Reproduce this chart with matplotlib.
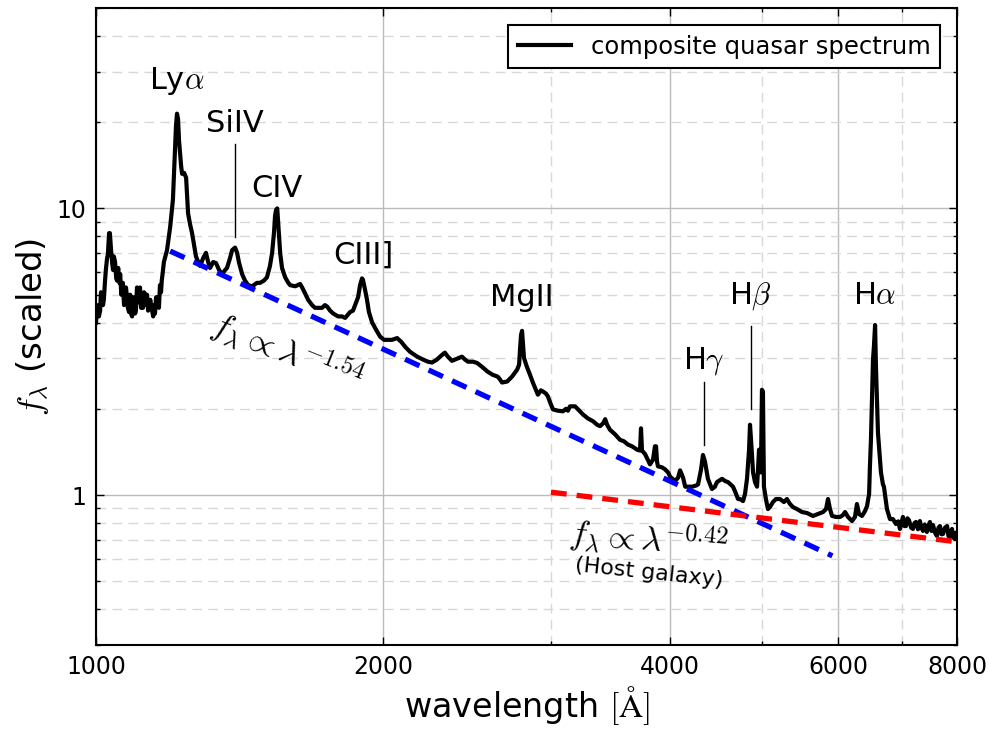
import matplotlib
matplotlib.use("Agg")
import matplotlib.pyplot as plt
from matplotlib.ticker import FixedLocator, FormatStrFormatter, NullFormatter, LogLocator

plt.rcParams['mathtext.fontset'] = 'cm'
plt.rcParams['font.family'] = 'DejaVu Sans'

# composite quasar spectrum (rest frame), wavelength in Angstrom, flux scaled
wavelength = [
    1000, 1002, 1005, 1007, 1010, 1012, 1015, 1017, 1019, 1022, 1024, 1027,
    1029, 1032, 1034, 1037, 1040, 1042, 1044, 1047, 1050, 1052, 1055, 1058,
    1060, 1063, 1065, 1067, 1070, 1072, 1075, 1077, 1080, 1083, 1086, 1088,
    1091, 1094, 1096, 1099, 1101, 1104, 1107, 1110, 1112, 1115, 1117, 1120,
    1123, 1126, 1129, 1131, 1134, 1136, 1140, 1145, 1148, 1150, 1153, 1156,
    1159, 1161, 1164, 1167, 1170, 1172, 1175, 1178,
    1187, 1196, 1204, 1210, 1213, 1216, 1219, 1222, 1228, 1231, 1237, 1243,
    1249, 1255, 1261, 1267, 1273, 1280, 1286, 1295, 1304, 1311, 1317, 1327,
    1336, 1346, 1356, 1366, 1372, 1382, 1389, 1399, 1406, 1412, 1423, 1433,
    1444, 1458, 1475, 1486, 1500, 1511, 1522, 1530, 1537, 1541, 1545, 1549,
    1552, 1560, 1567, 1579, 1591, 1598, 1618, 1637, 1645, 1657, 1669, 1685,
    1697, 1709, 1726, 1738, 1747, 1760, 1773, 1794, 1812, 1825, 1847, 1860,
    1874, 1883, 1892, 1901, 1905, 1915, 1924, 1933, 1948, 1967, 1986, 2005,
    2024, 2044, 2069, 2089, 2110, 2135, 2172, 2203, 2229, 2251, 2278, 2300,
    2322, 2339, 2362, 2391, 2420, 2438, 2455, 2486, 2510, 2541, 2573, 2605,
    2638, 2653, 2666, 2699, 2731, 2765, 2778, 2784, 2791, 2798, 2805, 2811,
    2831, 2852, 2872, 2893, 2907, 2928, 2942, 2964, 2978, 3000, 3015, 3051,
    3088, 3111, 3126, 3141, 3180, 3203, 3242, 3281, 3321, 3354, 3378, 3403,
    3420, 3436, 3460, 3502, 3544, 3579, 3614, 3649, 3694, 3720, 3729, 3738,
    3766, 3811, 3839, 3857, 3867, 3876, 3885, 3923, 3952, 3981, 4000, 4049,
    4078, 4098, 4128, 4149, 4188, 4219, 4260, 4280, 4311, 4331, 4352, 4383,
    4426, 4458, 4480, 4535, 4568, 4601, 4657, 4680, 4714, 4736, 4771, 4794,
    4817, 4841, 4852, 4864, 4888, 4911, 4935, 4947, 4959, 4970, 4982, 4994,
    5006, 5018, 5042, 5067, 5092, 5129, 5166, 5216, 5266, 5304, 5344, 5383,
    5435, 5501, 5568, 5649, 5718, 5788, 5830, 5858, 5886, 5915, 5972, 6030,
    6074, 6104, 6148, 6207, 6252, 6282, 6313, 6359, 6406, 6437, 6469, 6482,
    6498, 6514, 6530, 6545, 6563, 6577, 6593, 6609, 6641, 6657, 6689, 6705,
    6721, 6754, 6803, 6852, 6902, 6940, 6969, 6995, 7020, 7045, 7071, 7097,
    7123, 7160, 7192, 7220, 7245, 7280, 7314, 7340, 7369, 7400, 7438, 7465,
    7493, 7520, 7549, 7585, 7620, 7650, 7676, 7705, 7734, 7770, 7810, 7835,
    7864, 7885, 7903, 7930, 7961, 7980, 8000,
]
flux = [
    4.0, 4.5, 4.6, 4.2, 4.4, 5.1, 5.0, 4.6, 4.8, 5.6, 6.1, 6.7,
    6.9, 8.2, 8.2, 7.15, 6.4, 6.1, 6.8, 6.5, 5.7, 5.6, 6.2, 5.5,
    5.9, 5.0, 5.2, 5.5, 4.6, 4.8, 5.3, 5.0, 4.5, 4.35, 5.0, 4.3,
    4.2, 4.9, 4.8, 4.3, 4.4, 5.3, 5.2, 4.7, 5.3, 4.5, 4.8, 4.5,
    5.1, 5.0, 4.6, 5.0, 4.4, 4.6, 4.8, 4.4, 4.2, 4.6, 4.3, 4.9,
    4.8, 4.9, 4.5, 5.4, 5.1, 5.6, 6.0, 6.5,
    7.15, 8.6, 10.7, 16.0, 19.4, 21.4, 20.5, 17.2, 14.1, 13.2, 13.3, 12.8,
    9.6, 8.8, 8.2, 7.45, 6.8, 6.5, 6.3, 6.7, 7.0, 6.5, 6.2, 6.5,
    6.45, 6.1, 5.9, 6.1, 6.2, 6.7, 7.15, 7.3, 7.0, 6.5, 5.9, 5.6,
    5.4, 5.35, 5.5, 5.5, 5.6, 5.75, 6.3, 7.0, 8.25, 9.45, 9.9, 10.0,
    9.1, 7.0, 6.2, 5.75, 5.5, 5.4, 5.35, 5.45, 5.3, 5.05, 4.8, 4.6,
    4.5, 4.5, 4.5, 4.6, 4.55, 4.4, 4.3, 4.2, 4.2, 4.15, 4.35, 4.4,
    4.7, 4.9, 5.4, 5.7, 5.65, 5.2, 4.8, 4.35, 4.0, 3.77, 3.57, 3.48,
    3.48, 3.48, 3.53, 3.43, 3.29, 3.16, 3.04, 2.97, 2.92, 2.9, 2.97, 3.06,
    3.14, 3.04, 2.94, 2.99, 3.04, 2.97, 2.92, 2.92, 2.89, 2.80, 2.70, 2.63,
    2.59, 2.53, 2.47, 2.49, 2.59, 2.74, 2.85, 3.21, 3.62, 3.74, 3.34, 3.01,
    2.80, 2.63, 2.47, 2.33, 2.24, 2.32, 2.30, 2.26, 2.21, 2.07, 1.99, 1.97,
    1.96, 2.0, 1.97, 2.04, 2.04, 1.99, 1.91, 1.85, 1.81, 1.76, 1.74, 1.78,
    1.84, 1.76, 1.69, 1.63, 1.56, 1.54, 1.50, 1.48, 1.44, 1.43, 1.71, 1.43,
    1.39, 1.28, 1.33, 1.48, 1.48, 1.31, 1.26, 1.25, 1.23, 1.20, 1.16, 1.12,
    1.15, 1.22, 1.15, 1.07, 1.07, 1.07, 1.08, 1.09, 1.23, 1.38, 1.31, 1.14,
    1.05, 1.07, 1.11, 1.14, 1.12, 1.11, 1.07, 1.03, 0.969, 0.969, 0.953, 1.01,
    1.14, 1.44, 1.76, 1.56, 1.20, 1.11, 1.07, 1.23, 1.44, 1.23, 1.2, 2.33,
    2.30, 1.07, 0.969, 0.894, 0.91, 0.946, 0.969, 0.969, 0.946, 0.969, 0.931, 0.908,
    0.894, 0.873, 0.866, 0.846, 0.859, 0.873, 0.894, 0.969, 0.894, 0.846, 0.839, 0.839,
    0.852, 0.873, 0.839, 0.812, 0.839, 0.931, 0.859, 0.846, 0.88, 0.916, 1.01, 1.26,
    1.56, 2.15, 2.97, 3.3, 3.92, 2.8, 2.15, 1.65, 1.33, 1.2, 1.09, 1.07,
    1.01, 0.894, 0.825, 0.825, 0.793, 0.81, 0.762, 0.80, 0.839, 0.78, 0.78, 0.83,
    0.818, 0.77, 0.762, 0.80, 0.806, 0.76, 0.812, 0.77, 0.75, 0.79, 0.744, 0.78,
    0.806, 0.75, 0.786, 0.74, 0.72, 0.77, 0.78, 0.73, 0.732, 0.77, 0.78, 0.72,
    0.715, 0.75, 0.762, 0.71, 0.704, 0.74, 0.72,
]

# power-law continuum fits: end points of each segment
qso_wl = [1196, 5920]
qso_fl = [7.1, 0.614]
host_wl = [3000, 8000]
host_fl = [1.024, 0.687]

# emission line labels: (text, wavelength, baseline flux)
line_names = [r'Ly$\alpha$', 'SiIV', 'CIV', 'CIII]', 'MgII',
              r'H$\gamma$', r'H$\beta$', r'H$\alpha$']
line_wl = [1216, 1400, 1549, 1909, 2798, 4340, 4861, 6563]
line_label_fl = [26.1, 18.5, 11.0, 6.39, 4.57, 2.76, 4.64, 4.64]

# thin marker lines under some of the labels: (wavelength, f_top, f_bottom)
marker_wl = [1400, 4340, 4861]
marker_top = [16.8, 2.49, 3.9]
marker_bottom = [7.93, 1.50, 1.99]

fig = plt.figure(figsize=(9.89, 7.29), dpi=100)
ax = fig.add_axes([0.0971, 0.1152, 0.8706, 0.8738])

ax.plot(wavelength, flux, '-', color='k', lw=3.0, label='composite quasar spectrum',
        zorder=3)
ax.plot(qso_wl, qso_fl, color='#0000ff', lw=3.8, dashes=(3.0, 1.9), zorder=4)
ax.plot(host_wl, host_fl, color='#ff0000', lw=3.8, dashes=(3.0, 1.9), zorder=4)

for name, wl, fl in zip(line_names, line_wl, line_label_fl):
    ax.text(wl, fl, name, ha='center', va='baseline', fontsize=22)

for wl, top, bot in zip(marker_wl, marker_top, marker_bottom):
    ax.plot([wl, wl], [bot, top], color='k', lw=1.0, zorder=2)

ax.text(1586, 3.16, r'$f_\lambda \propto \lambda^{-1.54}$', fontsize=25,
        rotation=-22, ha='center', va='center')
ax.text(3796, 0.703, r'$f_\lambda \propto \lambda^{-0.42}$', fontsize=25,
        rotation=-5, ha='center', va='center')
ax.text(3802, 0.536, '(Host galaxy)', fontsize=16,
        rotation=-6, ha='center', va='center')

ax.set_xscale('log')
ax.set_yscale('log')
ax.set_xlim(1000, 8000)
ax.set_ylim(0.3, 50)

ax.xaxis.set_major_locator(FixedLocator([1000, 2000, 4000, 6000, 8000]))
ax.xaxis.set_minor_locator(FixedLocator([3000, 5000, 7000]))
ax.xaxis.set_major_formatter(FormatStrFormatter('%d'))
ax.xaxis.set_minor_formatter(NullFormatter())
ax.yaxis.set_major_locator(LogLocator(base=10))
ax.yaxis.set_minor_locator(LogLocator(base=10, subs=range(2, 10)))
ax.yaxis.set_major_formatter(FormatStrFormatter('%g'))
ax.yaxis.set_minor_formatter(NullFormatter())

ax.tick_params(which='both', direction='in', top=True, right=True,
               labelsize=17, pad=7)
ax.tick_params(which='major', length=6, width=1)
ax.tick_params(which='minor', length=3, width=1)
for sp in ax.spines.values():
    sp.set_linewidth(1.5)

ax.grid(which='major', color='#bbbbbb', lw=1.0, ls='-', zorder=0)
ax.grid(which='minor', color='#d8d8d8', lw=1.0, dashes=(7, 4.5), zorder=0)
ax.set_axisbelow(True)

ax.set_xlabel(r'wavelength $[\mathrm{\AA}]$', fontsize=24)
ax.set_ylabel(r'$f_\lambda$ (scaled)', fontsize=24.5)

leg = ax.legend(loc='upper right', fontsize=17.5, handlelength=2.2,
                fancybox=False, framealpha=1, borderaxespad=0.7)
leg.get_frame().set_edgecolor('k')
leg.get_frame().set_linewidth(1.5)

fig.savefig('out.png', dpi=100)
++++++++++
Problem to work on: Please quote the lines of the material, beginning with the first and ending with the one that contains "plt.rcParams['font.family'] = 'DejaVu Sans'", exactly as written and without any pictures.

Completed exercise:
Reproduce this chart with matplotlib.
import matplotlib
matplotlib.use("Agg")
import matplotlib.pyplot as plt
from matplotlib.ticker import FixedLocator, FormatStrFormatter, NullFormatter, LogLocator

plt.rcParams['mathtext.fontset'] = 'cm'
plt.rcParams['font.family'] = 'DejaVu Sans'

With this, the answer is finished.